You may be forced to use a crew that has little or no experience in making a marketing video. Do not be daunted by this scenario. A shoot using a simple three-person crew — a director, producer, and camera person — can make a good video.

The first crew decision you make for your video is which role you want to take — most likely, director or producer. Directors tend to maintain creative control, and producers run the logistics of the production.

Decide on a director

In the movies, the director is the only person whose name (sometimes) appears above the movie title, along with the names of the leading actors. The reason is that the director literally calls the shots by deciding where the camera should be positioned, setting up every scene, working one-on-one with actors on their performances, and making the whole production come together.

Good direction requires that you guide every action that happens during a shoot — and that you keep an eye on how it all looks in editing, decide which shots may be needed to make a moment work, and make changes on the fly whenever necessary.

Good directors work well with actors by putting them at ease, giving clear and specific direction, and setting the tone for the entire shoot. The job requires highly developed technical skills and skills for working with people.
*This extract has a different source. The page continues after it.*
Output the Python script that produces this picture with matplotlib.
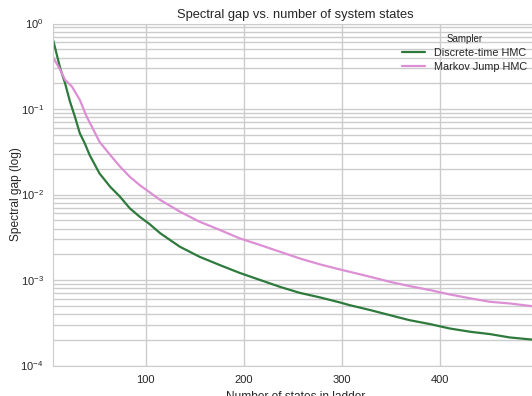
import numpy as np
import seaborn as sns
import matplotlib
matplotlib.use("Agg")
import matplotlib.pyplot as plt

# spectral gap per ladder size, one list per sampler
states_dt = [6, 13, 18, 23, 28, 33, 38, 43, 53, 64, 74, 84, 94, 104, 115,
             135, 155, 176, 196, 217, 237, 257, 278, 298, 308, 329, 349,
             369, 390, 410, 431, 451, 471, 494]
gap_dt = [0.63, 0.30, 0.200, 0.122, 0.0815, 0.0521, 0.0398, 0.0290, 0.0177,
          0.0123, 0.00942, 0.00689, 0.00550, 0.00452, 0.00352, 0.00245,
          0.00187, 0.00149, 0.00121, 0.000998, 0.000832, 0.000708, 0.000625,
          0.000547, 0.000508, 0.000445, 0.000388, 0.000339, 0.000305,
          0.000271, 0.000248, 0.000233, 0.000213, 0.000201]

states_mj = [6, 13, 18, 25, 33, 40, 47, 53, 64, 74, 84, 94, 115, 135, 155,
             176, 196, 217, 237, 257, 278, 298, 329, 349, 369, 390, 410, 431,
             451, 471, 494]
gap_mj = [0.40, 0.287, 0.219, 0.183, 0.128, 0.0815, 0.0569, 0.0415, 0.0290,
          0.0212, 0.0161, 0.0129, 0.00863, 0.00630, 0.00481, 0.00384,
          0.00307, 0.00256, 0.00214, 0.00179, 0.00152, 0.00133, 0.00109,
          0.000953, 0.000849, 0.000762, 0.000678, 0.000610, 0.000556,
          0.000532, 0.000494]

x_ticks = [100, 200, 300, 400]

sns.set_style("whitegrid")
plt.rcParams['font.family'] = ['Liberation Sans', 'DejaVu Sans']
plt.rcParams['mathtext.default'] = 'regular'
plt.rcParams['axes.unicode_minus'] = False

fig = plt.figure(figsize=(5.32, 3.96), dpi=100)
ax = fig.add_axes([53.3 / 532, 1 - 365.5 / 396, (538 - 53.3) / 532, (365.5 - 23.5) / 396])

ax.plot(states_dt, gap_dt, color='#2e7a3d', lw=1.6, label='Discrete-time HMC')
ax.plot(states_mj, gap_mj, color='#dc8fd4', lw=1.6, label='Markov Jump HMC')

ax.set_yscale('log')
ax.set_ylim(1e-4, 1)
ax.set_xlim(6, 500)
ax.set_xticks(x_ticks)
ax.grid(which='major', color='.8', lw=1)
ax.grid(which='minor', axis='y', color='.8', lw=1)
ax.tick_params(labelsize=8, colors='.15', which='both', length=0, pad=7)

ax.set_title('Spectral gap vs. number of system states', fontsize=9.3,
             color='.15', pad=4)
ax.set_xlabel('Number of states in ladder', fontsize=8.6, color='.15')
ax.set_ylabel('Spectral gap (log)', fontsize=8.6, color='.15')
ax.yaxis.set_label_coords(-0.064, 0.5)
ax.xaxis.set_label_coords(0.5, -0.075)

leg = ax.legend(title='Sampler', loc='upper right', frameon=False, fontsize=7.8,
                title_fontsize=7, labelspacing=0.35, handlelength=2.2,
                borderaxespad=0.6)

fig.savefig('out.png', dpi=100)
If you feel that you best understand the content of your script, and if you’re comfortable choosing shots and working with actors, the director’s chair is the spot for you. The director has the most powerful role in a shoot — the one who gets to say “Action!” or “Cut!” and the visionary who answers to no one (except for the producer).

Procure the producer

The director may be “the big cheese” creatively, but the producer ultimately is the even bigger cheese. In Hollywood, the producer picks the project, hires the cast and crew, and, most importantly, finds the financing and writes the checks. Though the role of a producer is sometimes unclear (even to producers), a capable producer is truly invaluable. The producer assembles, or “produces,” all the elements that combine to create a film production.

In your video, the producer should be considered the supervisor of the project, responsible for following the budget, procuring the location, scheduling the cast and crew, acquiring props and costumes, printing scripts, providing food and drink for the ensemble, and ensuring that the director sticks to the schedule.

Though the producer doesn’t physically perform every job in a film, this person must ensure that every job gets done. (“Get it done” should be every good producer’s motto.) If you believe that you can turn the chaos of a video shoot into order, or if you know someone who can, you’ve found your producer.

Secure a camera person

On your shoot, you don’t need an artiste. You need a good camera person — someone who can make your scenes look their best and who can determine not only the proper camera angles but also break down individual shots. This person may see things you didn’t notice when you put your video on storyboard, such as the need for an extra close-up or how to break a single shot of two characters into a dynamic series of back-and-forth moments.

A camera person’s eye should be trained at all times on the camera’s LCD monitor — to see what the video will look like, to catch actors who “drift” out of the frame, to ensure that microphones are hidden, and to determine whether the lighting is too dim or too bright. The camera person should be able to look at a scene on a shoot and picture how it will look eventually onscreen. Like a painter or photographer, a camera person needs a good eye.